Brief -
Repeat the listing below word for word, stopping after the line that contains "cart_a_y = [0, 58.6, 77.5, 89.5, 100]".

Plotting code records -
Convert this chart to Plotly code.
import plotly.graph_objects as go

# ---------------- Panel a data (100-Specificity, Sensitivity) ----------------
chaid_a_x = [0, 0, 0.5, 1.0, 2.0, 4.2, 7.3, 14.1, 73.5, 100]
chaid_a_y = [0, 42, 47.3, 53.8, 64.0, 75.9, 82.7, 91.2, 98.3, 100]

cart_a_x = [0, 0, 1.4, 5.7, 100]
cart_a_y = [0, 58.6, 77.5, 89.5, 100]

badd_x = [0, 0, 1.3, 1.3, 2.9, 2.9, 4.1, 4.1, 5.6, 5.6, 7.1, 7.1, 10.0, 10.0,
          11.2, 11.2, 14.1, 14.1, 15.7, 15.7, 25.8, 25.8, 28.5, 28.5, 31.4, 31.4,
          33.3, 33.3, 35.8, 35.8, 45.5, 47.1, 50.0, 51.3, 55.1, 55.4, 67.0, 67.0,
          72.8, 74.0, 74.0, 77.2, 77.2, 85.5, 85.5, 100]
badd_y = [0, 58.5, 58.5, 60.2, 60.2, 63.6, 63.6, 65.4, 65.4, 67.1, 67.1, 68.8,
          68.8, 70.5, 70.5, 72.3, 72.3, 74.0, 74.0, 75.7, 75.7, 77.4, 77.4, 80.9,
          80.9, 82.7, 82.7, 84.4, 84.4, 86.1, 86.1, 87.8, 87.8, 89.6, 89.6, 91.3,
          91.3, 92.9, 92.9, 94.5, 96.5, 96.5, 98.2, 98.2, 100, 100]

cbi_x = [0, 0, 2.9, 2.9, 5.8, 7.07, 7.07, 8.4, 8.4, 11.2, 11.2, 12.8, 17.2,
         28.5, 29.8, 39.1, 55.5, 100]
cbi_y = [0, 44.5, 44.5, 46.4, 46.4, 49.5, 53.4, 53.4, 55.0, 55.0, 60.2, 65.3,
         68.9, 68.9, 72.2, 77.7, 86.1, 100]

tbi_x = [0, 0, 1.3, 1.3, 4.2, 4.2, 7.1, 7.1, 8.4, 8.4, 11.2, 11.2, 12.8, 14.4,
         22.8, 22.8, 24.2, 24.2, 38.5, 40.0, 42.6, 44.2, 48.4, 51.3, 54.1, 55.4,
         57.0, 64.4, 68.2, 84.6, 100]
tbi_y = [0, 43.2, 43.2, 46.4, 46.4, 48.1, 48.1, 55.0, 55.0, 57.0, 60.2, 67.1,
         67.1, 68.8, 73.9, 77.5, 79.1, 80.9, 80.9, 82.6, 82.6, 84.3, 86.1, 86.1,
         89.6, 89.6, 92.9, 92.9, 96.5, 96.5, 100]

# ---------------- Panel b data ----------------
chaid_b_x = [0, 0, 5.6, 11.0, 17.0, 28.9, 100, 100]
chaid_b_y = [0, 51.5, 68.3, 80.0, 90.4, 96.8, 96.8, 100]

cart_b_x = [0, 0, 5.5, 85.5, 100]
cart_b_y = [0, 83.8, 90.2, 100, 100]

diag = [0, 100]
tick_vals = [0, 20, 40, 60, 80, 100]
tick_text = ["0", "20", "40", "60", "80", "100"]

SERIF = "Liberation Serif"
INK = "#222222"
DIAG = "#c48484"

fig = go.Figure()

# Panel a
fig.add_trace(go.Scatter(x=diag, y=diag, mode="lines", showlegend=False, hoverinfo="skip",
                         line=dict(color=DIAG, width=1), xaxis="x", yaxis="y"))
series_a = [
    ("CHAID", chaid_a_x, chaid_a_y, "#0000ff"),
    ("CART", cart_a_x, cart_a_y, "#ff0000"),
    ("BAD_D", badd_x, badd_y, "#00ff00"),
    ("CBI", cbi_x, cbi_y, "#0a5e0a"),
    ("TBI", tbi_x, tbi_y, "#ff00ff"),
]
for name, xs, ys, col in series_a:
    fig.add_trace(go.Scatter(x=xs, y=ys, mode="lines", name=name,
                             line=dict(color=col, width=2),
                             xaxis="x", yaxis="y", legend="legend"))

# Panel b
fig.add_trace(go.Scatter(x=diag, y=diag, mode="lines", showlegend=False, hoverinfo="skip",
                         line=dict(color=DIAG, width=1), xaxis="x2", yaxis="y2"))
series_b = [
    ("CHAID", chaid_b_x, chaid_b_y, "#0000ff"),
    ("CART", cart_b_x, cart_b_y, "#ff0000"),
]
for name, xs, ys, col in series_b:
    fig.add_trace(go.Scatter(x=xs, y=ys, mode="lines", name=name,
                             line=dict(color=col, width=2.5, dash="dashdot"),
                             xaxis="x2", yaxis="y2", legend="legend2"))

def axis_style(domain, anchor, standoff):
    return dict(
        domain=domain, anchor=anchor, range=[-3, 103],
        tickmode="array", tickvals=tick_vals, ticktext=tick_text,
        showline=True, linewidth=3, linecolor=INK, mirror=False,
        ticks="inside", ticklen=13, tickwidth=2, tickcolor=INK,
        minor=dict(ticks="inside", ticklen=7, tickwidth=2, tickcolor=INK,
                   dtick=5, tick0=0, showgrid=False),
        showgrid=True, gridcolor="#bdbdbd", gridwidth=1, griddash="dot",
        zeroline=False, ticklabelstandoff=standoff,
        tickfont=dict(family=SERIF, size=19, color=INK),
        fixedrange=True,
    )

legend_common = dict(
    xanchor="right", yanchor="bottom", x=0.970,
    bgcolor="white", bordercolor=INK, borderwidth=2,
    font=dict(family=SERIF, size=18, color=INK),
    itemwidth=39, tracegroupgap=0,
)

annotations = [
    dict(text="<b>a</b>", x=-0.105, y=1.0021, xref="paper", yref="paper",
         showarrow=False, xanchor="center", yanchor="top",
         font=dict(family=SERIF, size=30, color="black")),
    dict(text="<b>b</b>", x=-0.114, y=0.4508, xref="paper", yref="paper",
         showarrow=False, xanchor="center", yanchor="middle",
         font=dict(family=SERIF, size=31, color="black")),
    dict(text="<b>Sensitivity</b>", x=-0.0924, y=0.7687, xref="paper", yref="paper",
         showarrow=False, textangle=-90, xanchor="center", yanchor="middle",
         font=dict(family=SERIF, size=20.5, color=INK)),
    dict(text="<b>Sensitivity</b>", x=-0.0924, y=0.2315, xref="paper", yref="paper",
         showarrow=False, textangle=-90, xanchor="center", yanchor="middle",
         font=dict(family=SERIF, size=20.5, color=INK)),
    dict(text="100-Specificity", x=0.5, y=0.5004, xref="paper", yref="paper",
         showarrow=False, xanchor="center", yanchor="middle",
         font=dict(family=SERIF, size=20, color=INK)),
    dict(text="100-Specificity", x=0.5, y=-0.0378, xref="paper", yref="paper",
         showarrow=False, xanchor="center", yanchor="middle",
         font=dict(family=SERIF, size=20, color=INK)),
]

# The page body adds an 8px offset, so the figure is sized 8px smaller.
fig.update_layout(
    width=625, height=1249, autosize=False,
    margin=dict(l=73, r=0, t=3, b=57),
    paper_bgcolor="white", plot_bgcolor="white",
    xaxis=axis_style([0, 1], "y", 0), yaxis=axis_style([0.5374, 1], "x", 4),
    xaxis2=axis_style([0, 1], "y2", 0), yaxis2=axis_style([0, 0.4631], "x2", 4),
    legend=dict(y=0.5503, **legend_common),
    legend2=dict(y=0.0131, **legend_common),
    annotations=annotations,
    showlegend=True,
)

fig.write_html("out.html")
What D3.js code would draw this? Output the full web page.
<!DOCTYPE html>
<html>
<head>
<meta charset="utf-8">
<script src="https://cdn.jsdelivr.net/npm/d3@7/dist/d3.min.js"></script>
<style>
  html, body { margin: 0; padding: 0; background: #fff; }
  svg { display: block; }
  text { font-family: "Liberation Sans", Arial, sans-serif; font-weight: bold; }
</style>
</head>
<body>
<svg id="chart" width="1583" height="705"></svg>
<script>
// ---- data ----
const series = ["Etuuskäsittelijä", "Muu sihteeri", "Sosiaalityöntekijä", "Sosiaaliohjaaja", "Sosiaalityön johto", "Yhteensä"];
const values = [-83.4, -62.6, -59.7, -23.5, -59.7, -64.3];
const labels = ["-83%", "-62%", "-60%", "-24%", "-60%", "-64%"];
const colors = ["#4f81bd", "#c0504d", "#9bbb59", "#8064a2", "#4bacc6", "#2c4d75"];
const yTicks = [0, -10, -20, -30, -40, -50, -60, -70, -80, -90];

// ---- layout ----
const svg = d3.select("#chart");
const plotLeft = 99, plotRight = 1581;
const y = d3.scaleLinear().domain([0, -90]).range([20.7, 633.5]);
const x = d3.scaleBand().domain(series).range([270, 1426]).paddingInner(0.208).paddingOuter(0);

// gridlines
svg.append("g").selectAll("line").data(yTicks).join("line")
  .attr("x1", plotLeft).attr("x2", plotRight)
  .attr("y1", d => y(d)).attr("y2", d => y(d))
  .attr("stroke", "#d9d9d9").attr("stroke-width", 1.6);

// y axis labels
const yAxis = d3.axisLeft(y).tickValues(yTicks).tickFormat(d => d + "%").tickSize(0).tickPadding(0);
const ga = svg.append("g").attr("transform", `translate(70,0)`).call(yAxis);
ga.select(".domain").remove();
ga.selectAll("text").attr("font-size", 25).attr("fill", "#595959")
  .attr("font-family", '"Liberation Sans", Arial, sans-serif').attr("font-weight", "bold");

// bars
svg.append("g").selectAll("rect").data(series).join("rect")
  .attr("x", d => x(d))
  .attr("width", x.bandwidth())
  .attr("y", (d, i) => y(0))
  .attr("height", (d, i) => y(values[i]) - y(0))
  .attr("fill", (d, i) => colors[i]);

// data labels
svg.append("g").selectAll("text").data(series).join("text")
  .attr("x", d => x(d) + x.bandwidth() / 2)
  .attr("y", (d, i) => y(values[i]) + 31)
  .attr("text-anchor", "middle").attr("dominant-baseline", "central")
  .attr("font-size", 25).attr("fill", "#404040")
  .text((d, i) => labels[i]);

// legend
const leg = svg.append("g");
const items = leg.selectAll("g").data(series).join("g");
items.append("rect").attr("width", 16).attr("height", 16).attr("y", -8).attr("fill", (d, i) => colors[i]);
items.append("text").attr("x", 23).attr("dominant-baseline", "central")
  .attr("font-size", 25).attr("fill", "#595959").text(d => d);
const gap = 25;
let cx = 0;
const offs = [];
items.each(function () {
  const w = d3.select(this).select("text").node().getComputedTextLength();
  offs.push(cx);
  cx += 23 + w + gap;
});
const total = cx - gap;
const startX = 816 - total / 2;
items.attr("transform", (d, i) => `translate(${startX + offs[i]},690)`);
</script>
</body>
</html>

Final answer -
Convert this chart to Plotly code.
import plotly.graph_objects as go

# ---------------- Panel a data (100-Specificity, Sensitivity) ----------------
chaid_a_x = [0, 0, 0.5, 1.0, 2.0, 4.2, 7.3, 14.1, 73.5, 100]
chaid_a_y = [0, 42, 47.3, 53.8, 64.0, 75.9, 82.7, 91.2, 98.3, 100]

cart_a_x = [0, 0, 1.4, 5.7, 100]
cart_a_y = [0, 58.6, 77.5, 89.5, 100]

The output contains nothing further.